> _Given task_
Your task is to reproduce, verbatim and without pictures, the lines from the opening of the listing through the line containing "v in values]))".

> _Stored data_
-------

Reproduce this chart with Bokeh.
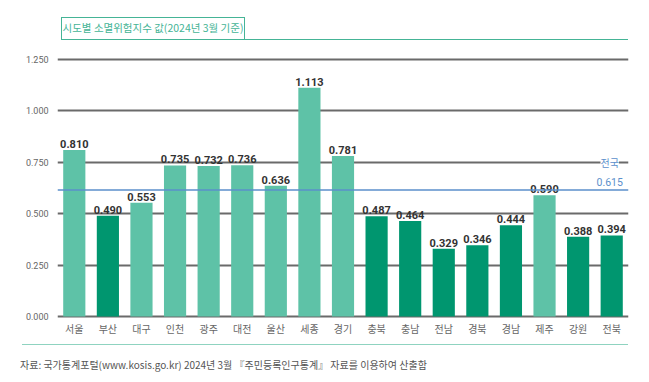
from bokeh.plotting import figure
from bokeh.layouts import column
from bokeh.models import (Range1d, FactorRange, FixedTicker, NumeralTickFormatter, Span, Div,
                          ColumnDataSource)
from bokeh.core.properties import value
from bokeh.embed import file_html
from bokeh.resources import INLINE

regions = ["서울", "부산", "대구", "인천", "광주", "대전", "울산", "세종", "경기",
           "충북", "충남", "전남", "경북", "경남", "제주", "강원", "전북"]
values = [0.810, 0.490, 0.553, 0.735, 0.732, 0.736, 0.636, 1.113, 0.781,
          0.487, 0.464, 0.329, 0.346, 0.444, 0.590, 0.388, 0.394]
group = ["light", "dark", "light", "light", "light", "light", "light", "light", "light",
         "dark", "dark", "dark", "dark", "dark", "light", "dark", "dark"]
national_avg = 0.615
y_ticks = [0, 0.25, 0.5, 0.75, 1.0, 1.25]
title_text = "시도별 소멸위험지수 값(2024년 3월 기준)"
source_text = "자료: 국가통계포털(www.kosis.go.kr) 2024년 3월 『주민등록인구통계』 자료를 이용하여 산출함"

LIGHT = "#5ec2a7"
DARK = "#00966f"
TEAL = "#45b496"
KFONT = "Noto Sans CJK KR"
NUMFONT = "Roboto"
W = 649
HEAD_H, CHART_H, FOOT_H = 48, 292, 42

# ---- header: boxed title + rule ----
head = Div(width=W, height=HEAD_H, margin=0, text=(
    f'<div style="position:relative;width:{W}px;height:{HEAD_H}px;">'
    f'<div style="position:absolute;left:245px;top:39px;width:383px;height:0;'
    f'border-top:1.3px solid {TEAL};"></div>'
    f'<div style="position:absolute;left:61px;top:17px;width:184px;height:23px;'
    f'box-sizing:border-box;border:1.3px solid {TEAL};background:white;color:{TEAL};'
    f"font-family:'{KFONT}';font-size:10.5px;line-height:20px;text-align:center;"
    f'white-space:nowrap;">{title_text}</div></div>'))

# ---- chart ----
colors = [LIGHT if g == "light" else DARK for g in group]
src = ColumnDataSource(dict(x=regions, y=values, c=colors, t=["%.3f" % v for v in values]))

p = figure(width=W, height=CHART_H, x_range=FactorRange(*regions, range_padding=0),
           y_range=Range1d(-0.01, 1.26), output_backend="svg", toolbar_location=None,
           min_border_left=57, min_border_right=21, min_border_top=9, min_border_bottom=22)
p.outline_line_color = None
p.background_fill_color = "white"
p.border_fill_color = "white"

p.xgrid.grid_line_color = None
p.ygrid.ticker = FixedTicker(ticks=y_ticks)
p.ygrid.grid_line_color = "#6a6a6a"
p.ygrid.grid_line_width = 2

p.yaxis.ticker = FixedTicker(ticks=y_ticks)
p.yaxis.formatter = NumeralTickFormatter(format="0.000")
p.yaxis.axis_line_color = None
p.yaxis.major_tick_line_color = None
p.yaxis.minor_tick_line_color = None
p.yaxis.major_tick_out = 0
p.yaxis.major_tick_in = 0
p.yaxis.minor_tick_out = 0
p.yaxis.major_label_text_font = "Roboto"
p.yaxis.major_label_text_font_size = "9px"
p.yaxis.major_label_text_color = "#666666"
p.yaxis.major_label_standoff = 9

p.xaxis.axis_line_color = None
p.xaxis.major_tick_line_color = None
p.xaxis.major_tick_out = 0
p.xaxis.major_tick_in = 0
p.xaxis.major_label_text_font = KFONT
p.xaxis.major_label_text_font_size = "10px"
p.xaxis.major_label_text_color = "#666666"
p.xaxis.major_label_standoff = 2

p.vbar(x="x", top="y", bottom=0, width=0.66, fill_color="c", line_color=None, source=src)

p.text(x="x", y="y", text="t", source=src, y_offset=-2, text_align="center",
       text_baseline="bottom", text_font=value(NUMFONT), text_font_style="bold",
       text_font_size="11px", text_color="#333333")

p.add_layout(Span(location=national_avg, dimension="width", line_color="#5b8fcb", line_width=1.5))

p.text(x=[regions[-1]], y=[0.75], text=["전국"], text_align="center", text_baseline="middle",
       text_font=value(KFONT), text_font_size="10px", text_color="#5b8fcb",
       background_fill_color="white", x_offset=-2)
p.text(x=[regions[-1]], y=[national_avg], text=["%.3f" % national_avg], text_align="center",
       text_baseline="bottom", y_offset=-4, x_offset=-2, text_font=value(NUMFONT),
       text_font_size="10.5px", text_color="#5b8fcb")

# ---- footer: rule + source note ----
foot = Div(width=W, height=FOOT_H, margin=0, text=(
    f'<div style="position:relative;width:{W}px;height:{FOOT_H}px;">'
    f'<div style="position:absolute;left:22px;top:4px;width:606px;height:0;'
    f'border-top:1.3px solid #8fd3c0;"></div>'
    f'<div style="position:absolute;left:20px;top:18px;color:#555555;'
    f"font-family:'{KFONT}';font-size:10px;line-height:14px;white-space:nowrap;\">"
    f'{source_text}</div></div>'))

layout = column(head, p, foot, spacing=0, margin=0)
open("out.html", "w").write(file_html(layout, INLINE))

-------

> _The solution_
Reproduce this chart with Bokeh.
from bokeh.plotting import figure
from bokeh.layouts import column
from bokeh.models import (Range1d, FactorRange, FixedTicker, NumeralTickFormatter, Span, Div,
                          ColumnDataSource)
from bokeh.core.properties import value
from bokeh.embed import file_html
from bokeh.resources import INLINE

regions = ["서울", "부산", "대구", "인천", "광주", "대전", "울산", "세종", "경기",
           "충북", "충남", "전남", "경북", "경남", "제주", "강원", "전북"]
values = [0.810, 0.490, 0.553, 0.735, 0.732, 0.736, 0.636, 1.113, 0.781,
          0.487, 0.464, 0.329, 0.346, 0.444, 0.590, 0.388, 0.394]
group = ["light", "dark", "light", "light", "light", "light", "light", "light", "light",
         "dark", "dark", "dark", "dark", "dark", "light", "dark", "dark"]
national_avg = 0.615
y_ticks = [0, 0.25, 0.5, 0.75, 1.0, 1.25]
title_text = "시도별 소멸위험지수 값(2024년 3월 기준)"
source_text = "자료: 국가통계포털(www.kosis.go.kr) 2024년 3월 『주민등록인구통계』 자료를 이용하여 산출함"

LIGHT = "#5ec2a7"
DARK = "#00966f"
TEAL = "#45b496"
KFONT = "Noto Sans CJK KR"
NUMFONT = "Roboto"
W = 649
HEAD_H, CHART_H, FOOT_H = 48, 292, 42

# ---- header: boxed title + rule ----
head = Div(width=W, height=HEAD_H, margin=0, text=(
    f'<div style="position:relative;width:{W}px;height:{HEAD_H}px;">'
    f'<div style="position:absolute;left:245px;top:39px;width:383px;height:0;'
    f'border-top:1.3px solid {TEAL};"></div>'
    f'<div style="position:absolute;left:61px;top:17px;width:184px;height:23px;'
    f'box-sizing:border-box;border:1.3px solid {TEAL};background:white;color:{TEAL};'
    f"font-family:'{KFONT}';font-size:10.5px;line-height:20px;text-align:center;"
    f'white-space:nowrap;">{title_text}</div></div>'))

# ---- chart ----
colors = [LIGHT if g == "light" else DARK for g in group]
src = ColumnDataSource(dict(x=regions, y=values, c=colors, t=["%.3f" % v for v in values]))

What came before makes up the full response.